Brigade Enterprises has announced a significant expansion in the Telangana market by signing a Joint Development Agreement (JDA) for a premium residential project in Kompally, Hyderabad. The project, spread over 5.6 acres, is estimated to have a gross development value (GDV) of ₹850 crore. This move aligns with the company’s aggressive ₹5,000 cr investment roadmap for Hyderabad over the next 3–4 years.
Data Snapshot
- Revenue Potential: ₹850 Cr estimated from the Kompally project
- Land Area: 5.6-acre parcel in the North Hyderabad growth corridor
- Capex Commitment: ₹5,000 Cr planned for Hyderabad across sectors by 2030
- FY26 Performance: Net profit of ₹725 Cr with pre-sales at ₹7,424 Cr
What’s Changed
- Shifted focus from core Bengaluru markets to aggressive growth in Hyderabad’s premium residential segment.
- Transitioned towards a JDA-led growth model to reduce upfront capital expenditure and improve Return on Capital Employed (ROCE).
- Magnitude of change involves securing an 11% increase in full-year FY26 revenue despite short-term quarterly margin pressures.
Key Takeaways
- Strategic geographic diversification reduces dependence on the saturated Bengaluru market.
- Kompally’s status as a high-growth corridor in North Hyderabad attracts high-yield residential demand.
- JDA structure allows Brigade to scale faster without significant debt accumulation for land acquisition.
SAHI Perspective
Brigade is doubling down on Hyderabad as its second primary growth engine. While Q4 FY26 earnings were dampened by higher operational expenses, the long-term pipeline looks robust. The ₹850 Cr JDA in Kompally, combined with the earlier announced Neopolis project, suggests a premium-heavy mix that should drive margin recovery in FY27.
Market Implications
Positive for the South-based real estate sector as it indicates sustained premium demand. Capital allocation signals suggest Brigade is prioritizing growth in Hyderabad and Chennai over traditional hubs, likely leading to re-rating as these projects achieve sales milestones.
Trading Signals
Market Bias: Bullish
Expansion into high-margin segments and a ₹5,000 Cr regional investment plan signal strong revenue visibility, supported by a 6.5% YoY rise in FY26 annual net profit.
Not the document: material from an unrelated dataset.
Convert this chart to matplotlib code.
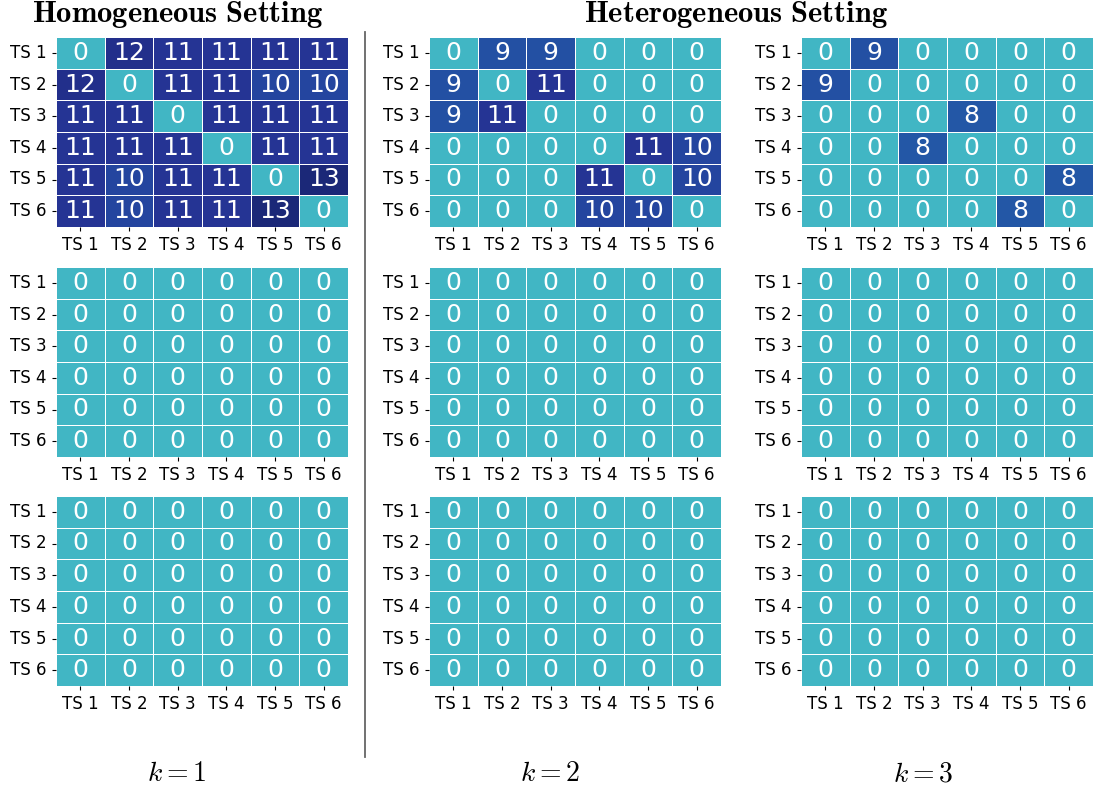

Overweight: Real Estate, Cement, Building Materials
Trigger Factors:
- New launch approval timelines in Hyderabad and Chennai
- Hyderabad real estate absorption rate trends
- Interest rate trajectory impacting home loan affordability
Time Horizon: Medium-term (3-12 months)
Industry Context
The Indian residential market is witnessing a ‘flight to quality’ with branded developers like Brigade gaining market share. Hyderabad’s tech-led infrastructure growth continues to make it a preferred destination for premium housing despite broader macro-headwinds.
Key Risks to Watch
- Regulatory delays in project approvals which impacted FY26 pre-sales volume by 5%.
- Rising construction material costs affecting project EBITDA margins.
- Potential slowdown in IT hiring impacting high-end residential sales in Hyderabad.
Recent Developments
In May 2026, Brigade reported a full-year FY26 net profit of ₹725 Cr and proposed a 1:3 bonus issue alongside a ₹2 per share dividend. Despite a 23% dip in Q4 profit due to high operational costs, pre-sales for the year reached ₹7,424 Cr, with a strong finish in Q4 (pre-sales up 44% sequentially).
Closing Insight
Brigade’s entry into the Kompally micro-market marks a calculated move to capture demand in North Hyderabad’s expansion zones, setting a solid foundation for FY27 growth.